Task objective:
With the pictures left out, copy the listing below exactly.

Data block:

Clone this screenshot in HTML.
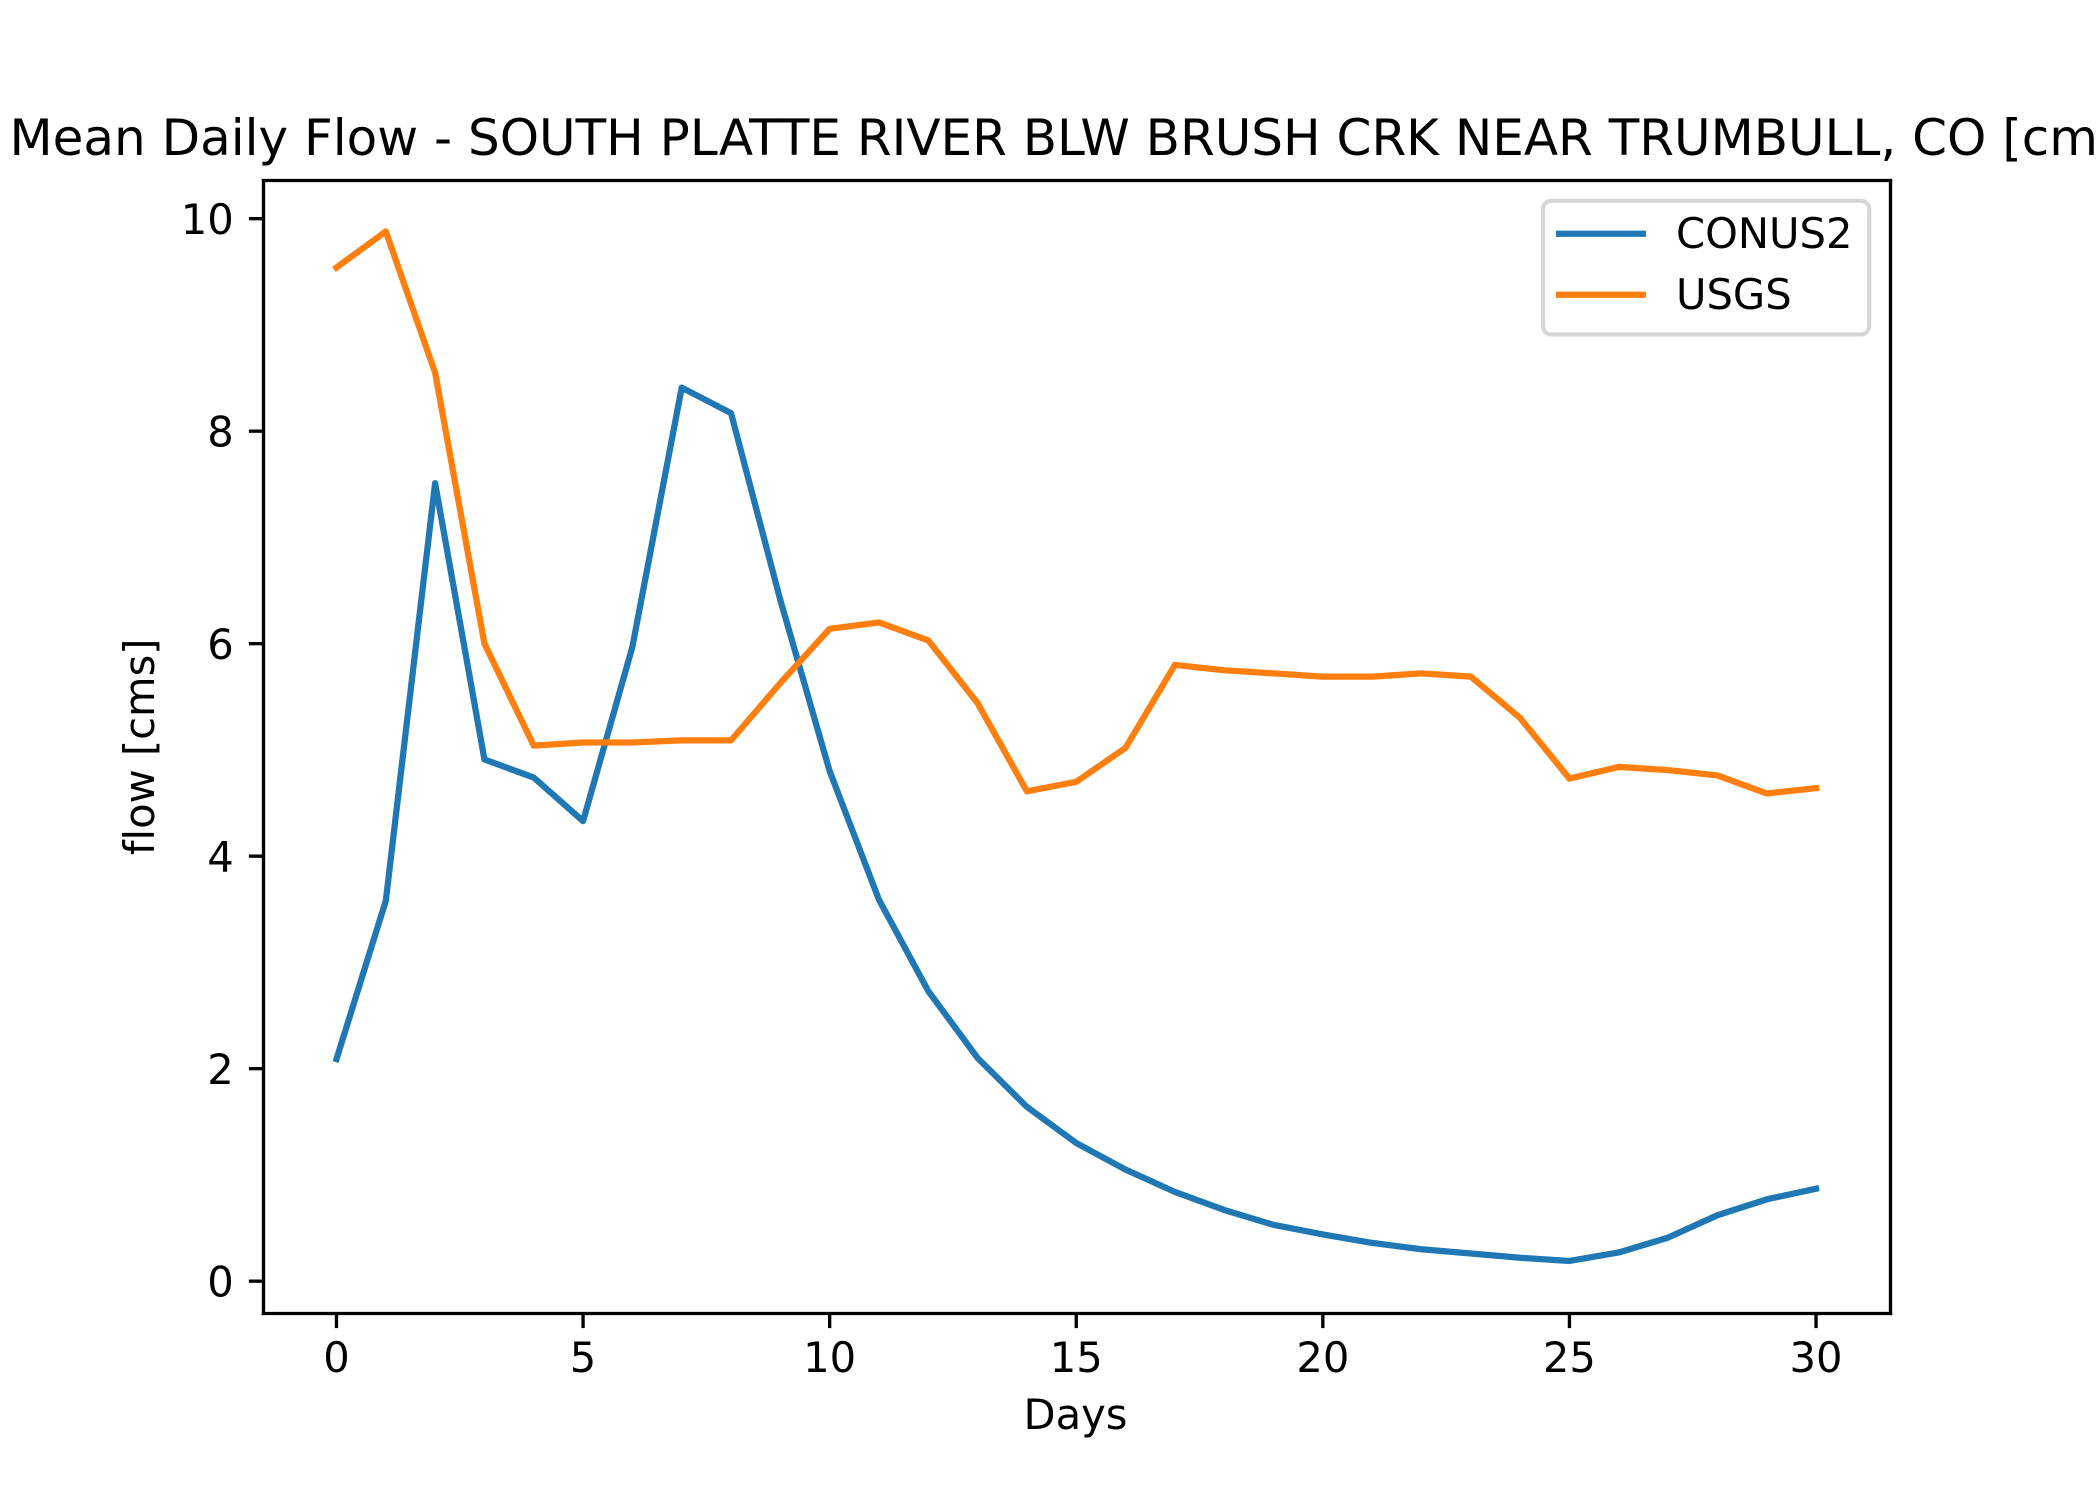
<!DOCTYPE html>
<html lang="en">
<head>
<meta charset="utf-8">
<title>Mean Daily Flow</title>
<style>
html,body{margin:0;padding:0;background:#fff;width:2100px;height:1500px;overflow:hidden}
svg{display:block}
text{font-family:"DejaVu Sans","Liberation Sans",sans-serif;fill:#000;font-variant-ligatures:none;font-feature-settings:"liga" 0,"clig" 0}
</style>
</head>
<body>
<svg id="chart" xmlns="http://www.w3.org/2000/svg" width="2100" height="1500" viewBox="0 0 2100 1500">
  <rect x="0" y="0" width="2100" height="1500" fill="#fff"/>
  <text x="1076.5" y="155" font-size="50" text-anchor="middle">Mean Daily Flow - SOUTH PLATTE RIVER BLW BRUSH CRK NEAR TRUMBULL, CO [cms]</text>
  <g id="series"></g>
  <g id="ticks"></g>
  <g stroke="#000" stroke-width="3.33" fill="none" stroke-linecap="square">
    <line x1="263.5" y1="180.5" x2="263.5" y2="1313.5"/>
    <line x1="1890.5" y1="180.5" x2="1890.5" y2="1313.5"/>
    <line x1="263.5" y1="180.5" x2="1890.5" y2="180.5"/>
    <line x1="263.5" y1="1313.5" x2="1890.5" y2="1313.5"/>
  </g>
  <text x="1075.5" y="1429" font-size="41.67" text-anchor="middle">Days</text>
  <text transform="translate(154 746.8) rotate(-90)" x="0" y="0" font-size="41.67" text-anchor="middle">flow [cms]</text>
  <g>
    <rect x="1543" y="200.8" width="326.2" height="133.6" rx="8.3" ry="8.3" fill="#fff" fill-opacity="0.8" stroke="#ccc" stroke-opacity="0.8" stroke-width="4.17"/>
    <line x1="1556" y1="233.7" x2="1646" y2="233.7" stroke="#1f77b4" stroke-width="6.25"/>
    <text x="1676" y="248" font-size="41.67">CONUS2</text>
    <line x1="1556" y1="294.8" x2="1646" y2="294.8" stroke="#ff7f0e" stroke-width="6.25"/>
    <text x="1676" y="309" font-size="41.67">USGS</text>
  </g>
</svg>
<script>
const conus2Values = [2.09,3.58,7.51,4.91,4.74,4.33,5.97,8.41,8.17,6.41,4.80,3.59,2.73,2.10,1.64,1.30,1.05,0.84,0.67,0.53,0.44,0.36,0.30,0.26,0.22,0.19,0.27,0.41,0.62,0.77,0.87];
const usgsValues = [9.54,9.88,8.55,6.00,5.04,5.07,5.07,5.09,5.09,5.63,6.14,6.20,6.03,5.44,4.61,4.70,5.02,5.80,5.75,5.72,5.69,5.69,5.72,5.69,5.30,4.73,4.84,4.81,4.76,4.59,4.64];
const xTickValues = [0,5,10,15,20,25,30];
const yTickValues = [0,2,4,6,8,10];

const plotLeft = 262.5, plotRight = 1890, plotTop = 180, plotBottom = 1312.5;
const xMin = -1.5, xMax = 31.5, yMin = -0.295, yMax = 10.364;
function xScale(v){ return plotLeft + (v - xMin) / (xMax - xMin) * (plotRight - plotLeft); }
function yScale(v){ return plotBottom - (v - yMin) / (yMax - yMin) * (plotBottom - plotTop); }

const NS = 'http://www.w3.org/2000/svg';
const seriesLayer = document.getElementById('series');
const ticksLayer = document.getElementById('ticks');

function pointsOf(values){
  return values.map(function(v, i){ return xScale(i).toFixed(2) + ',' + yScale(v).toFixed(2); }).join(' ');
}

const conusLine = document.createElementNS(NS, 'polyline');


conusLine.setAttribute('points', pointsOf(conus2Values));
conusLine.setAttribute('fill', 'none');
conusLine.setAttribute('stroke', '#1f77b4');
conusLine.setAttribute('stroke-width', '6.25');
conusLine.setAttribute('stroke-linecap', 'square');
conusLine.setAttribute('stroke-linejoin', 'round');
seriesLayer.appendChild(conusLine);

const usgsLine = document.createElementNS(NS, 'polyline');


usgsLine.setAttribute('points', pointsOf(usgsValues));
usgsLine.setAttribute('fill', 'none');
usgsLine.setAttribute('stroke', '#ff7f0e');
usgsLine.setAttribute('stroke-width', '6.25');
usgsLine.setAttribute('stroke-linecap', 'square');
usgsLine.setAttribute('stroke-linejoin', 'round');
seriesLayer.appendChild(usgsLine);

xTickValues.forEach(function(v){
  const x = xScale(v);
  const mark = document.createElementNS(NS, 'line');
  
  
  mark.setAttribute('x1', x);
  mark.setAttribute('x2', x);
  mark.setAttribute('y1', plotBottom + 1);
  mark.setAttribute('y2', plotBottom + 15.6);
  mark.setAttribute('stroke', '#000');
  mark.setAttribute('stroke-width', '3.33');
  ticksLayer.appendChild(mark);
  const label = document.createElementNS(NS, 'text');
  
  
  label.setAttribute('x', x);
  label.setAttribute('y', plotBottom + 59.6);
  label.setAttribute('font-size', '41.67');
  label.setAttribute('text-anchor', 'middle');
  label.textContent = String(v);
  ticksLayer.appendChild(label);
});

yTickValues.forEach(function(v){
  const y = yScale(v);
  const mark = document.createElementNS(NS, 'line');
  
  
  mark.setAttribute('x1', plotLeft - 13.6);
  mark.setAttribute('x2', plotLeft + 1);
  mark.setAttribute('y1', y);
  mark.setAttribute('y2', y);
  mark.setAttribute('stroke', '#000');
  mark.setAttribute('stroke-width', '3.33');
  ticksLayer.appendChild(mark);
  const label = document.createElementNS(NS, 'text');
  
  
  label.setAttribute('x', plotLeft - 28.7);
  label.setAttribute('y', y + 15.2);
  label.setAttribute('font-size', '41.67');
  label.setAttribute('text-anchor', 'end');
  label.textContent = String(v);
  ticksLayer.appendChild(label);
});
</script>
</body>
</html>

Answer for this exercise:
Clone this screenshot in HTML.
<!DOCTYPE html>
<html lang="en">
<head>
<meta charset="utf-8">
<title>Mean Daily Flow</title>
<style>
html,body{margin:0;padding:0;background:#fff;width:2100px;height:1500px;overflow:hidden}
svg{display:block}
text{font-family:"DejaVu Sans","Liberation Sans",sans-serif;fill:#000;font-variant-ligatures:none;font-feature-settings:"liga" 0,"clig" 0}
</style>
</head>
<body>
<svg id="chart" xmlns="http://www.w3.org/2000/svg" width="2100" height="1500" viewBox="0 0 2100 1500">
  <rect x="0" y="0" width="2100" height="1500" fill="#fff"/>
  <text x="1076.5" y="155" font-size="50" text-anchor="middle">Mean Daily Flow - SOUTH PLATTE RIVER BLW BRUSH CRK NEAR TRUMBULL, CO [cms]</text>
  <g id="series"></g>
  <g id="ticks"></g>
  <g stroke="#000" stroke-width="3.33" fill="none" stroke-linecap="square">
    <line x1="263.5" y1="180.5" x2="263.5" y2="1313.5"/>
    <line x1="1890.5" y1="180.5" x2="1890.5" y2="1313.5"/>
    <line x1="263.5" y1="180.5" x2="1890.5" y2="180.5"/>
    <line x1="263.5" y1="1313.5" x2="1890.5" y2="1313.5"/>
  </g>
  <text x="1075.5" y="1429" font-size="41.67" text-anchor="middle">Days</text>
  <text transform="translate(154 746.8) rotate(-90)" x="0" y="0" font-size="41.67" text-anchor="middle">flow [cms]</text>
  <g>
    <rect x="1543" y="200.8" width="326.2" height="133.6" rx="8.3" ry="8.3" fill="#fff" fill-opacity="0.8" stroke="#ccc" stroke-opacity="0.8" stroke-width="4.17"/>
    <line x1="1556" y1="233.7" x2="1646" y2="233.7" stroke="#1f77b4" stroke-width="6.25"/>
    <text x="1676" y="248" font-size="41.67">CONUS2</text>
    <line x1="1556" y1="294.8" x2="1646" y2="294.8" stroke="#ff7f0e" stroke-width="6.25"/>
    <text x="1676" y="309" font-size="41.67">USGS</text>
  </g>
</svg>
<script>
const conus2Values = [2.09,3.58,7.51,4.91,4.74,4.33,5.97,8.41,8.17,6.41,4.80,3.59,2.73,2.10,1.64,1.30,1.05,0.84,0.67,0.53,0.44,0.36,0.30,0.26,0.22,0.19,0.27,0.41,0.62,0.77,0.87];
const usgsValues = [9.54,9.88,8.55,6.00,5.04,5.07,5.07,5.09,5.09,5.63,6.14,6.20,6.03,5.44,4.61,4.70,5.02,5.80,5.75,5.72,5.69,5.69,5.72,5.69,5.30,4.73,4.84,4.81,4.76,4.59,4.64];
const xTickValues = [0,5,10,15,20,25,30];
const yTickValues = [0,2,4,6,8,10];

const plotLeft = 262.5, plotRight = 1890, plotTop = 180, plotBottom = 1312.5;
const xMin = -1.5, xMax = 31.5, yMin = -0.295, yMax = 10.364;
function xScale(v){ return plotLeft + (v - xMin) / (xMax - xMin) * (plotRight - plotLeft); }
function yScale(v){ return plotBottom - (v - yMin) / (yMax - yMin) * (plotBottom - plotTop); }

const NS = 'http://www.w3.org/2000/svg';
const seriesLayer = document.getElementById('series');
const ticksLayer = document.getElementById('ticks');

function pointsOf(values){
  return values.map(function(v, i){ return xScale(i).toFixed(2) + ',' + yScale(v).toFixed(2); }).join(' ');
}

const conusLine = document.createElementNS(NS, 'polyline');


conusLine.setAttribute('points', pointsOf(conus2Values));
conusLine.setAttribute('fill', 'none');
conusLine.setAttribute('stroke', '#1f77b4');
conusLine.setAttribute('stroke-width', '6.25');
conusLine.setAttribute('stroke-linecap', 'square');
conusLine.setAttribute('stroke-linejoin', 'round');
seriesLayer.appendChild(conusLine);

const usgsLine = document.createElementNS(NS, 'polyline');


usgsLine.setAttribute('points', pointsOf(usgsValues));
usgsLine.setAttribute('fill', 'none');
usgsLine.setAttribute('stroke', '#ff7f0e');
usgsLine.setAttribute('stroke-width', '6.25');
usgsLine.setAttribute('stroke-linecap', 'square');
usgsLine.setAttribute('stroke-linejoin', 'round');
seriesLayer.appendChild(usgsLine);

xTickValues.forEach(function(v){
  const x = xScale(v);
  const mark = document.createElementNS(NS, 'line');
  
  
  mark.setAttribute('x1', x);
  mark.setAttribute('x2', x);
  mark.setAttribute('y1', plotBottom + 1);
  mark.setAttribute('y2', plotBottom + 15.6);
  mark.setAttribute('stroke', '#000');
  mark.setAttribute('stroke-width', '3.33');
  ticksLayer.appendChild(mark);
  const label = document.createElementNS(NS, 'text');
  
  
  label.setAttribute('x', x);
  label.setAttribute('y', plotBottom + 59.6);
  label.setAttribute('font-size', '41.67');
  label.setAttribute('text-anchor', 'middle');
  label.textContent = String(v);
  ticksLayer.appendChild(label);
});

yTickValues.forEach(function(v){
  const y = yScale(v);
  const mark = document.createElementNS(NS, 'line');
  
  
  mark.setAttribute('x1', plotLeft - 13.6);
  mark.setAttribute('x2', plotLeft + 1);
  mark.setAttribute('y1', y);
  mark.setAttribute('y2', y);
  mark.setAttribute('stroke', '#000');
  mark.setAttribute('stroke-width', '3.33');
  ticksLayer.appendChild(mark);
  const label = document.createElementNS(NS, 'text');
  
  
  label.setAttribute('x', plotLeft - 28.7);
  label.setAttribute('y', y + 15.2);
  label.setAttribute('font-size', '41.67');
  label.setAttribute('text-anchor', 'end');
  label.textContent = String(v);
  ticksLayer.appendChild(label);
});
</script>
</body>
</html>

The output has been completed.